The authors use a 3-arm technique to perform the operation. The camera port is placed diagonally, opposite the robot, in line with the hilum. A hand-breadth on either side marks the sites for the working arms of the robot. An axillary port is placed in the 2nd intercostal space, just above the 3rd rib. This is usually the widest intercostal space, which allows the removal of the specimen in the later part of the operation. Two additional ports are placed in the back, just anterior to the paraspinous muscle. The superior port is in line with the hilum. The authors usually place a Foerster clamp through the superior port to retract the lung (this should line up with the hilum). The inferior port is placed just above the level of the diaphragm. This port allows the assistant to retract, aspirate, and staple.


After port placement, the authors routinely use CO2 insufflation to provide better exposure. It pushes the diaphragm down and displaces the mediastinum to the opposite side. The heart and pericardium can often limit the view on the left side. After the pleura is examined, the anatomy of the lung is defined, the mass is identified, and the fissures are defined. Level 5 lymph nodes are dissected and sent for frozen section.

The authors prefer to perform an anterior to posterior approach, using a harmonic scalpel. The mediastinal pleura is opened. It is very important to define the venous anatomy, and removal of the 10L lymph node at the crotch of the pulmonary artery and pulmonary vein helps with this. Once the lingular vein is divided, the bronchial anatomy is defined. The lingular bronchus is identified and a test clamp is performed before dividing it. This reveals the pulmonary arterial system. At this point, completion of the fissure helps make placement of the staplers for vascular division easier. The branches of the lingular artery are divided. The lingula is stapled off from the remainder of the upper lobe. The authors routinely release the inferior pulmonary ligament and perform a lymph node harvest at this site.

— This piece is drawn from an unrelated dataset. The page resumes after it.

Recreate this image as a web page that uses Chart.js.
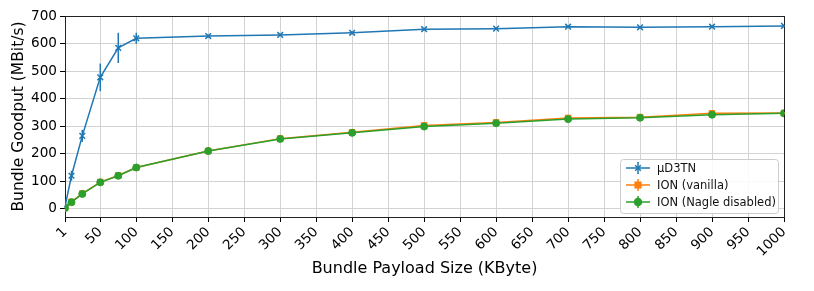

The harmonic scalpel is exchanged for a hook cautery. The pleura and muscle are scored at the axillary port site. The specimen is placed in an Endocatch bag, along with any remaining lymph nodes and suture material. The bag is then pulled snug to the chest wall. The chest cavity is thoroughly washed out with 2.5 liters of saline. The saline is collected in the suction canister with 5,000 units of heparin, and routinely sent off for pleural fluid cytology. A leak test is performed. Multilevel Marcaine intercostal nerve blocks are performed. Pleural drainage tubes (1 chest tube, 1 Blake drain) are placed prior to completion of the operation. The specimen is removed and the robot is undocked. Patients are routinely extubated in the operating room.

Postoperative Management

Aggressive pain control with a PCA is used. Pulmonary toilet and ambulation is of utmost importance. The anterior apical chest tube is placed to water seal the morning of postoperative day one, and usually is removed by the afternoon. After the chest tube is removed, medications are transitioned to oral form. Patients are routinely discharged home on postoperative day two with a Blake drain connected to a bulb. This is removed on postoperative day five in the clinic.


The elderly patient in this video sailed through his post-operative course. 30 lymph nodes were examined by the pathologist. The final pathologic diagnosis was a pT2aN0M0 squamous cell carcinoma with basaloid features. The robot assisted technique is an excellent approach for this operation.


very nice technical presentation, I just wonder what's the advantage over a VATS approach beside a slightly larger operating port? Does this translate into significantly reduced hospital stay, morbidity, or cost?